Employers will have additional time in which to provide written notice to employees of the availability of health exchanges, per a “Frequently Asked Questions” issued on January 25, 2013 by the tri-agencies administering the Affordable Care Act (HHS, DOL and IRS).

Specifically, the guidance extends the initial notice deadline from March 1, 2013, to sometime after the Department of Labor issues regulations describing the notice requirements in more detail.  Per the guidance this will likely be in the “late summer or fall of 2013.”  Subsequent to the initial Notice deadline, which applies to all active employees, employers will be required to provide the notice to each new hire.  The Notice must:

  • Inform employees of the existence of the exchanges, describe the services they provide, and the manner in which the employee may contact the exchanges to request assistance;
  • Inform employees that they may be eligible for a premium tax credit or for cost-sharing reductions if the employer’s plan provides less than 60% actuarial value and they purchase coverage through an exchange; and
  • Inform employees that, if they purchase coverage through an exchange, they may lose the employer contribution (if any) to any health plan sponsored by the employer, and that unlike exchange coverage, which is purchased with after-tax dollars, all or a portion of the employer contribution towards coverage under its own plan, if received, would be excludable from the employee’s income for Federal income tax purposes.

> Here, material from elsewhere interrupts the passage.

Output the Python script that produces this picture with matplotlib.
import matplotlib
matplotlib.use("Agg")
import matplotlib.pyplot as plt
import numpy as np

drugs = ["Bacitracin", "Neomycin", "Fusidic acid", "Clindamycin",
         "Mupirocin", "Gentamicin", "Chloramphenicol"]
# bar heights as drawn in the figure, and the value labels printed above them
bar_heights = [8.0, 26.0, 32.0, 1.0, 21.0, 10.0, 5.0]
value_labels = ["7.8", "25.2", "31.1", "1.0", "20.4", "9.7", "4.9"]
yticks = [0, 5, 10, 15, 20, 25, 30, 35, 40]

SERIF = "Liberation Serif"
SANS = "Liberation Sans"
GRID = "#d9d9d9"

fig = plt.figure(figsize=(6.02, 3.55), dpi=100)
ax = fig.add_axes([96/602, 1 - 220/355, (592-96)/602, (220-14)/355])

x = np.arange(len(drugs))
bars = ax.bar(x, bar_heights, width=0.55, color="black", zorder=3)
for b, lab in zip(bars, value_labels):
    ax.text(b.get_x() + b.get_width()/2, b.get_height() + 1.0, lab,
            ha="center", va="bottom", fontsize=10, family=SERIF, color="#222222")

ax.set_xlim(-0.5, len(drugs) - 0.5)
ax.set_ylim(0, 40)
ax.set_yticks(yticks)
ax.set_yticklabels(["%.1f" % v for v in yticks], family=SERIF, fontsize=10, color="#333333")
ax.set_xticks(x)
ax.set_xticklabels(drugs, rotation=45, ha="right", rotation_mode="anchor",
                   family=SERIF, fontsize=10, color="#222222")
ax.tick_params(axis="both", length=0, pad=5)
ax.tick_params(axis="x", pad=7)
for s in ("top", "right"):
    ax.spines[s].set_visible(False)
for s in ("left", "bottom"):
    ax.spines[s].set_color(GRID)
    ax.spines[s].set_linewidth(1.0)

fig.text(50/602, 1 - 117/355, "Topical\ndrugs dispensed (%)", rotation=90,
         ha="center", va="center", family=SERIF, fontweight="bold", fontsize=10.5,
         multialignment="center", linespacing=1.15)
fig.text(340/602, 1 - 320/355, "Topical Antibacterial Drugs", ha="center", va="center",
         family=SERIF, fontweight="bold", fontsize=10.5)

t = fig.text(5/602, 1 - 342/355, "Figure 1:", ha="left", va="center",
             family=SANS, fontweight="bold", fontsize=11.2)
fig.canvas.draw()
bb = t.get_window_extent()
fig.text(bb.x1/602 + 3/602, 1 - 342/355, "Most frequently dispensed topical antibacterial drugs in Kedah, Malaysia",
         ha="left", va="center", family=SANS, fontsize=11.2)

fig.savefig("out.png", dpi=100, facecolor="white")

The new guidance states that the Department of Labor may issue a model Notice of Exchange along with the coming regulations, but in the meantime suggests that employers may want to adapt for this purpose a proposed template that summarizes employer-sponsored coverage options for purposes of determining eligibility for financial aid on the exchanges.[1]

The template consists of pages 34 – 38 of the recently released streamlined individual application for exchange coverage, Medicaid and CHIP (CMS 10440).   The data elements that it contains include the following:

  • Employer name
  • EIN
  • Employer contact information
  • Hours worked per week  (e.g., full-time, or not)
  • Whether an offer of health coverage is made
  • Date of future enrollment
  • Name of lowest cost plan providing minimum value; and
  • Employee contribution amount and frequency

Employers can either provide this information on each streamlined application presented to them by an employee, or can pre-populate a template themselves for this purpose.  It is the pre-populated template that the FAQ guidance suggests as a temporary stand-in for the Notice of Exchange.  Presumably an employer adapting the template for use as a Notice of Exchange would add to these data elements the three exchange-related disclosures described above.

The Notice of Exchange requirement is set forth in Section 18B of the Fair Labor Standards Act (FLSA), which was added by the Affordable Care Act.  As such it applies to “employers” as defined under the FLSA.  The FLSA defines employers in a fashion similar to that under ERISA:  as “any person acting directly or indirectly in the interest of an employer in relation to an employee.”  See 29 U.S.C. § 203(d); ERISA Section 3(5).

Note that employers will fall within this broad and somewhat circular definition of an “employer” – and hence will be obligated to provide the Notice of Exchange – even if they are not subject to the FLSA’s minimum wage provisions, described here.


[1] Such subsidies, in the form of premium tax credits and cost-sharing measures, are available when employer coverage is either “unaffordable,” or has an actuarial value of less than 60%.  More information on affordability and actuarial value is available at this earlier post.